• **PROBLEM**: Write the lines out exactly as they stand, from the one containing "Write the Plotly code for this chart." through the one containing "plot_h = H - T - B", and only those. Omit pictures.
········
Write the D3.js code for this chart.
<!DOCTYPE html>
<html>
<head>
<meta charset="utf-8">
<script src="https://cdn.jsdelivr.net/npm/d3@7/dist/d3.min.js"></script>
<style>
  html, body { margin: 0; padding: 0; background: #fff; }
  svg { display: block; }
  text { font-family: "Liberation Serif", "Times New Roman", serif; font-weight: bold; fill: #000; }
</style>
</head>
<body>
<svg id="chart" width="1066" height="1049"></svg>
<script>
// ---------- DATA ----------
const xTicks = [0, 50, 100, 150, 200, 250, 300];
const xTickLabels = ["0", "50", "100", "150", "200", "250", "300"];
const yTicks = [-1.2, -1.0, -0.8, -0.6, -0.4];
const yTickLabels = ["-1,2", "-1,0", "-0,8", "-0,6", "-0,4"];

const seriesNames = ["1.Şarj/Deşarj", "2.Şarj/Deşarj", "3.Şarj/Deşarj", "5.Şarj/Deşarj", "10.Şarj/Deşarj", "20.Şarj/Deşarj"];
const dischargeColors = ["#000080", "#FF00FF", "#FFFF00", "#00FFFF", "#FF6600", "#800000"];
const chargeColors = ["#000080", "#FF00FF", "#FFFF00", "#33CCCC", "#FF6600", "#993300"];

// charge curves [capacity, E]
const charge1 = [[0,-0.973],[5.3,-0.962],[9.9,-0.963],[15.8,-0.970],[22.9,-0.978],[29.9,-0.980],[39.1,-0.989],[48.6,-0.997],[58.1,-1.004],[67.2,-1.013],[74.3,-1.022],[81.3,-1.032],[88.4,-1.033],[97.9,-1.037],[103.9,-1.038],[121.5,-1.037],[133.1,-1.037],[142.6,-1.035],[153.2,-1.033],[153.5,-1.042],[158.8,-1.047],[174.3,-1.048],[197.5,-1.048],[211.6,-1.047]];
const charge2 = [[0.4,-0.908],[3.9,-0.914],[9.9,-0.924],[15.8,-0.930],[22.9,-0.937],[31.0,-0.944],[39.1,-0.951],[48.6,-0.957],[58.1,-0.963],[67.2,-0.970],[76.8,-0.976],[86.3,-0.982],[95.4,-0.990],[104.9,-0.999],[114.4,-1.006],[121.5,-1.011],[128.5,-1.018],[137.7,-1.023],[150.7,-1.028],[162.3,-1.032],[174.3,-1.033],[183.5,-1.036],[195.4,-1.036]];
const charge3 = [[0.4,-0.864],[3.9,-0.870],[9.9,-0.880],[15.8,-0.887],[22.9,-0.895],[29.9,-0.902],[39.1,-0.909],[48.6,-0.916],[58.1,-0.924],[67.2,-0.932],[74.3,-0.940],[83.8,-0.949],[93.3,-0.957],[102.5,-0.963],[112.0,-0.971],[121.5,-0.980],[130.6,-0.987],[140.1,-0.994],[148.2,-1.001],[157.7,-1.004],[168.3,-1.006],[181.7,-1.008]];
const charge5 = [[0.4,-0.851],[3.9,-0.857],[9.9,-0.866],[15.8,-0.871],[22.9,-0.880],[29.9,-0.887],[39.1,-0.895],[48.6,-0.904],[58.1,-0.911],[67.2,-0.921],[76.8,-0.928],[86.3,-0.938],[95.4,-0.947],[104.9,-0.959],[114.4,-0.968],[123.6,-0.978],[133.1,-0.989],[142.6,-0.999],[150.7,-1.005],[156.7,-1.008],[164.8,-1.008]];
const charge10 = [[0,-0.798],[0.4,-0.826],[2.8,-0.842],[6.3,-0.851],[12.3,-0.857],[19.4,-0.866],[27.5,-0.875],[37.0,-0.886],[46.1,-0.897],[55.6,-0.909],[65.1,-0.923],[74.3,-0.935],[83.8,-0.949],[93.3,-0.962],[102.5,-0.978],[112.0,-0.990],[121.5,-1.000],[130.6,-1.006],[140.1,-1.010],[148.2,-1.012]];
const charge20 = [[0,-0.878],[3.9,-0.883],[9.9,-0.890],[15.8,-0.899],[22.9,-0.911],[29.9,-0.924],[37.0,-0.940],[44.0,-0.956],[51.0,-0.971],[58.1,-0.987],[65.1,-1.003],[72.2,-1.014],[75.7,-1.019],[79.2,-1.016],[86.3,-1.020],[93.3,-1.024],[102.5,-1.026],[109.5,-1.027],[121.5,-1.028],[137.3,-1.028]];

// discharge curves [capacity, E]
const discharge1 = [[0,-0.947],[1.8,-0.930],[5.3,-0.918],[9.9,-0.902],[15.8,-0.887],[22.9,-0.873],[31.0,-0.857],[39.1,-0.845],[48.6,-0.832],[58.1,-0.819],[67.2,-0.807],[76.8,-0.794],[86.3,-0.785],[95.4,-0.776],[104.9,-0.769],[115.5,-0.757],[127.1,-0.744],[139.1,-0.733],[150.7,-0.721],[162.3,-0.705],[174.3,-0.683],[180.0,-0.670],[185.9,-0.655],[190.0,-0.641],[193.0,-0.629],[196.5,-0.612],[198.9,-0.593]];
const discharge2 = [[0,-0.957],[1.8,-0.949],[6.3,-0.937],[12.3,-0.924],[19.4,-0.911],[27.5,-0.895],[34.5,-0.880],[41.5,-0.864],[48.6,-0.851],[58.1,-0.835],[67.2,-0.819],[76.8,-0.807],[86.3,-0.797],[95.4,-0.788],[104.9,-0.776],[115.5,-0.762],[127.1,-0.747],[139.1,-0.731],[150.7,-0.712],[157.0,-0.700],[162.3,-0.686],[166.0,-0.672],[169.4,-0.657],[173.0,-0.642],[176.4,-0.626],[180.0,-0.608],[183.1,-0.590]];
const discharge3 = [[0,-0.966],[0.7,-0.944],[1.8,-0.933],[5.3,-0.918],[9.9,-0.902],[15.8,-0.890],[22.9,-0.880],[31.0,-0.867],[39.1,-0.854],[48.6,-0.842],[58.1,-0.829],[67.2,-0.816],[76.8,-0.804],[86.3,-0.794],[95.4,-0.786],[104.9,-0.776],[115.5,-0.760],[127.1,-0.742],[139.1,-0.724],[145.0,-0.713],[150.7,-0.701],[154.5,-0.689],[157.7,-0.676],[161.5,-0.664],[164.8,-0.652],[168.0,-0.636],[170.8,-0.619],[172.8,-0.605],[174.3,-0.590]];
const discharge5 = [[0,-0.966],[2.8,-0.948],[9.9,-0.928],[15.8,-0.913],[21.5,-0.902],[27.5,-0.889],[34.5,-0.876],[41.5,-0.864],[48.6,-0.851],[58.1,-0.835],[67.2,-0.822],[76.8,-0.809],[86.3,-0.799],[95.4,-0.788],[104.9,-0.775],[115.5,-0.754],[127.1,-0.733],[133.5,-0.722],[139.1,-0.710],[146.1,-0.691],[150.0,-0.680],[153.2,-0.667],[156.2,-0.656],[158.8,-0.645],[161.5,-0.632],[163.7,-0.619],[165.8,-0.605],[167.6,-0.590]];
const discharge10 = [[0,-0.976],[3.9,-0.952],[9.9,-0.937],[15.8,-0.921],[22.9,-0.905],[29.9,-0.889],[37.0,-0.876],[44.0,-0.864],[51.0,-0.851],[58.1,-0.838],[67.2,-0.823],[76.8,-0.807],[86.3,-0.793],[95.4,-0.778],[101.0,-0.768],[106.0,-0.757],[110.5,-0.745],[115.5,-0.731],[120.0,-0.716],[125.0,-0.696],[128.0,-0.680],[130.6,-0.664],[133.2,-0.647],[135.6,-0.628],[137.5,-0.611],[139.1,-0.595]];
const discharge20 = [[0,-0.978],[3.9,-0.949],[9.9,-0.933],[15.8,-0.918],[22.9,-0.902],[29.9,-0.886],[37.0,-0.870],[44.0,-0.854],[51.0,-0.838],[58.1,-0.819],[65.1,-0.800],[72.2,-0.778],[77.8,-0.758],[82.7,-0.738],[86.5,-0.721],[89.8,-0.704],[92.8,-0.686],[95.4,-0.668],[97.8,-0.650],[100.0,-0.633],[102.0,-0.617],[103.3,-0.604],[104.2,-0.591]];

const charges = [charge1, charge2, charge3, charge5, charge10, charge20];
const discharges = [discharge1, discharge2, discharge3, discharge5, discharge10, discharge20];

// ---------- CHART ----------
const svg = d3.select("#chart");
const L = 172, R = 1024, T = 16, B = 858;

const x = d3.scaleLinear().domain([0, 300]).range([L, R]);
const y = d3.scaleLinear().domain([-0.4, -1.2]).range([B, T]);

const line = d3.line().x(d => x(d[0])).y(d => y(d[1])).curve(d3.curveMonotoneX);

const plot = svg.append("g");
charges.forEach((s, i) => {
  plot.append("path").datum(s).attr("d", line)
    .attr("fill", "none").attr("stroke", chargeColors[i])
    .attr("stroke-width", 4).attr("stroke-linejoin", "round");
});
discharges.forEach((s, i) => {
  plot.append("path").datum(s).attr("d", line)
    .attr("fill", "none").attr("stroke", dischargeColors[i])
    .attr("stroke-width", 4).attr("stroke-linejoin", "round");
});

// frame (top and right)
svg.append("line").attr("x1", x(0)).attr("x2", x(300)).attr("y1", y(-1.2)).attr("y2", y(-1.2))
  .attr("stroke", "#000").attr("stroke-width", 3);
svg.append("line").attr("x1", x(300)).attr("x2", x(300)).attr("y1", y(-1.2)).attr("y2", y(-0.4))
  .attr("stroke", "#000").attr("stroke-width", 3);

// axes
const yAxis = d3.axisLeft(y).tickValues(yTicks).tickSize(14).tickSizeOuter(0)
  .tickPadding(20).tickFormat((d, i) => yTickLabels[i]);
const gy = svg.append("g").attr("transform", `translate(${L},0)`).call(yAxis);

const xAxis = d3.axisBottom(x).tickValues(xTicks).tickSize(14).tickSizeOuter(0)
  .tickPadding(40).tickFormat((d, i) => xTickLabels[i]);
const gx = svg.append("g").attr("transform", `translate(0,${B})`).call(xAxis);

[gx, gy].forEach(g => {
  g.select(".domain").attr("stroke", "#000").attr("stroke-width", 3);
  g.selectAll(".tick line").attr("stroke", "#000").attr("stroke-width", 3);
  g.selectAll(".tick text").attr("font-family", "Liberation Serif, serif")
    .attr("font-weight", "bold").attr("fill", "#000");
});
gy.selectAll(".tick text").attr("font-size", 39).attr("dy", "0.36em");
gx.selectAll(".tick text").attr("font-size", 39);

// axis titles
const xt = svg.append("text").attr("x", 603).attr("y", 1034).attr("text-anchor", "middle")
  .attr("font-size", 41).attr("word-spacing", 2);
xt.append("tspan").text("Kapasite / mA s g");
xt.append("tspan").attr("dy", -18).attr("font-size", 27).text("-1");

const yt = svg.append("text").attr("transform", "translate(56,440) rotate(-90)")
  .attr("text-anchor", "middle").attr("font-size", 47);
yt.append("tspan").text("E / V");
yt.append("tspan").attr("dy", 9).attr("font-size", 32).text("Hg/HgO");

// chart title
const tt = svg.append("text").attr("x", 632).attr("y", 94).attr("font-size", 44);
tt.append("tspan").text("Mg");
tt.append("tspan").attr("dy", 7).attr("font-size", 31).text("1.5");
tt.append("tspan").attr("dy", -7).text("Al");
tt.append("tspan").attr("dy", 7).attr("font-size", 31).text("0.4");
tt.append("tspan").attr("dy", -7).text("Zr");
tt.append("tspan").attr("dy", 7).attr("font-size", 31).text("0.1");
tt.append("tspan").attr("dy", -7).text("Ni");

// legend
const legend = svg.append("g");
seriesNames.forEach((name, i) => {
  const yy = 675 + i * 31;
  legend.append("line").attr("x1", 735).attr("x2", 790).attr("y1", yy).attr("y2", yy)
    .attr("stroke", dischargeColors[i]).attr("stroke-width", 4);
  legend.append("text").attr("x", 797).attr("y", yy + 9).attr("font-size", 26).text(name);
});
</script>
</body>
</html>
········
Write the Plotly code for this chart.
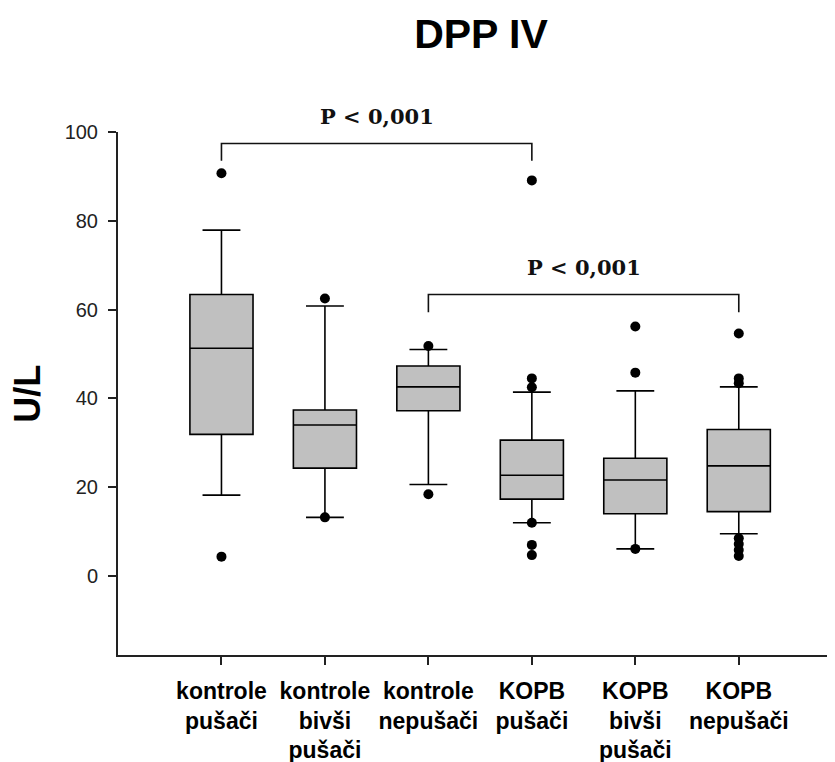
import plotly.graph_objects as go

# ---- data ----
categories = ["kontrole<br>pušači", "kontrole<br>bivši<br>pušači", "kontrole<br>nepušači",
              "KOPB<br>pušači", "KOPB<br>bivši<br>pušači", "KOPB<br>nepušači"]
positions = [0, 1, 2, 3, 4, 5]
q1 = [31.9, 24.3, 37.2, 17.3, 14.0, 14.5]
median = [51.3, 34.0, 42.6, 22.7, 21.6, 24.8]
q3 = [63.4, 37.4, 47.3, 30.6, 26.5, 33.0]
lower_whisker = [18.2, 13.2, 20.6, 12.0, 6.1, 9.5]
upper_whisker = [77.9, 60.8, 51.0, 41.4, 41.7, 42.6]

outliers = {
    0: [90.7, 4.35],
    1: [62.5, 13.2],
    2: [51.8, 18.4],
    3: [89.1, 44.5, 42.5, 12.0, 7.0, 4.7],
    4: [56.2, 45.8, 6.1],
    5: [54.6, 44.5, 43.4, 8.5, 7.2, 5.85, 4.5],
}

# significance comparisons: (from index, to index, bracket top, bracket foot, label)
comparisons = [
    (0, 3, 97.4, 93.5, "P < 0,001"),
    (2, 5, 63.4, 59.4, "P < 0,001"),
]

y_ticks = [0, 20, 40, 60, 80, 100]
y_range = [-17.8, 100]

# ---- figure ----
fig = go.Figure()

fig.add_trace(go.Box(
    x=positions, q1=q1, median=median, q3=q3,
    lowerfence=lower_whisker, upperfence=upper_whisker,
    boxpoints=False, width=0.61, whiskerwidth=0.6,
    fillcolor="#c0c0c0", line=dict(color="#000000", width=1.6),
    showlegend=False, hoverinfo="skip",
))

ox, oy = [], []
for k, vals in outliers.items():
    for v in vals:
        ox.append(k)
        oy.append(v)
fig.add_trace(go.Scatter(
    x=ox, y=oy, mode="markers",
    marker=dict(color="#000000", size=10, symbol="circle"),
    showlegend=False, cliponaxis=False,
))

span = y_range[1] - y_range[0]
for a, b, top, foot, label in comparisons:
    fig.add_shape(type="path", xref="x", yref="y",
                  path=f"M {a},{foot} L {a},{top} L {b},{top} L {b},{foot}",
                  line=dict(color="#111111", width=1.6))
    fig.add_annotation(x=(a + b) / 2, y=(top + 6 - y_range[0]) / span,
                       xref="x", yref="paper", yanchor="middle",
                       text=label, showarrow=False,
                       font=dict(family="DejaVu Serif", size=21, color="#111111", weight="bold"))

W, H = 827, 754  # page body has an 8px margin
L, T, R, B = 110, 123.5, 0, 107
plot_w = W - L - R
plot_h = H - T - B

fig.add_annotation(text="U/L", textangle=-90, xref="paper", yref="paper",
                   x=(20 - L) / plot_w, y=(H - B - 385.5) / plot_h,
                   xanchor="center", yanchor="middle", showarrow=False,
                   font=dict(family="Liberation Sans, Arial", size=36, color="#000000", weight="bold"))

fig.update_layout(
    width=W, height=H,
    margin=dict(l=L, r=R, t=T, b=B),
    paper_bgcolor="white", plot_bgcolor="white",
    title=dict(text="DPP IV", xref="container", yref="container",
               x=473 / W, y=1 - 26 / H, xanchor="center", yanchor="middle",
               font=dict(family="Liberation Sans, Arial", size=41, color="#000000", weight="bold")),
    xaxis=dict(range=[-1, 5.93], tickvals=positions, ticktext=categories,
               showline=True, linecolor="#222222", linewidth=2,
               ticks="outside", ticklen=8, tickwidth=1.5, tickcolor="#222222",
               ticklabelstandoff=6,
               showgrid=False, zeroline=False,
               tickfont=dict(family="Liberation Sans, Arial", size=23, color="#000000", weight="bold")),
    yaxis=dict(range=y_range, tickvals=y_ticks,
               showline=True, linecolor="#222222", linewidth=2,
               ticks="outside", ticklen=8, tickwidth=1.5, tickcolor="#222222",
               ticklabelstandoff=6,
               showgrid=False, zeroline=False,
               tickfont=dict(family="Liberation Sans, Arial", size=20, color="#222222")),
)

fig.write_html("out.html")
········
• **FINISHED ANSWER**:
Write the Plotly code for this chart.
import plotly.graph_objects as go

# ---- data ----
categories = ["kontrole<br>pušači", "kontrole<br>bivši<br>pušači", "kontrole<br>nepušači",
              "KOPB<br>pušači", "KOPB<br>bivši<br>pušači", "KOPB<br>nepušači"]
positions = [0, 1, 2, 3, 4, 5]
q1 = [31.9, 24.3, 37.2, 17.3, 14.0, 14.5]
median = [51.3, 34.0, 42.6, 22.7, 21.6, 24.8]
q3 = [63.4, 37.4, 47.3, 30.6, 26.5, 33.0]
lower_whisker = [18.2, 13.2, 20.6, 12.0, 6.1, 9.5]
upper_whisker = [77.9, 60.8, 51.0, 41.4, 41.7, 42.6]

outliers = {
    0: [90.7, 4.35],
    1: [62.5, 13.2],
    2: [51.8, 18.4],
    3: [89.1, 44.5, 42.5, 12.0, 7.0, 4.7],
    4: [56.2, 45.8, 6.1],
    5: [54.6, 44.5, 43.4, 8.5, 7.2, 5.85, 4.5],
}

# significance comparisons: (from index, to index, bracket top, bracket foot, label)
comparisons = [
    (0, 3, 97.4, 93.5, "P < 0,001"),
    (2, 5, 63.4, 59.4, "P < 0,001"),
]

y_ticks = [0, 20, 40, 60, 80, 100]
y_range = [-17.8, 100]

# ---- figure ----
fig = go.Figure()

fig.add_trace(go.Box(
    x=positions, q1=q1, median=median, q3=q3,
    lowerfence=lower_whisker, upperfence=upper_whisker,
    boxpoints=False, width=0.61, whiskerwidth=0.6,
    fillcolor="#c0c0c0", line=dict(color="#000000", width=1.6),
    showlegend=False, hoverinfo="skip",
))

ox, oy = [], []
for k, vals in outliers.items():
    for v in vals:
        ox.append(k)
        oy.append(v)
fig.add_trace(go.Scatter(
    x=ox, y=oy, mode="markers",
    marker=dict(color="#000000", size=10, symbol="circle"),
    showlegend=False, cliponaxis=False,
))

span = y_range[1] - y_range[0]
for a, b, top, foot, label in comparisons:
    fig.add_shape(type="path", xref="x", yref="y",
                  path=f"M {a},{foot} L {a},{top} L {b},{top} L {b},{foot}",
                  line=dict(color="#111111", width=1.6))
    fig.add_annotation(x=(a + b) / 2, y=(top + 6 - y_range[0]) / span,
                       xref="x", yref="paper", yanchor="middle",
                       text=label, showarrow=False,
                       font=dict(family="DejaVu Serif", size=21, color="#111111", weight="bold"))

W, H = 827, 754  # page body has an 8px margin
L, T, R, B = 110, 123.5, 0, 107
plot_w = W - L - R
plot_h = H - T - B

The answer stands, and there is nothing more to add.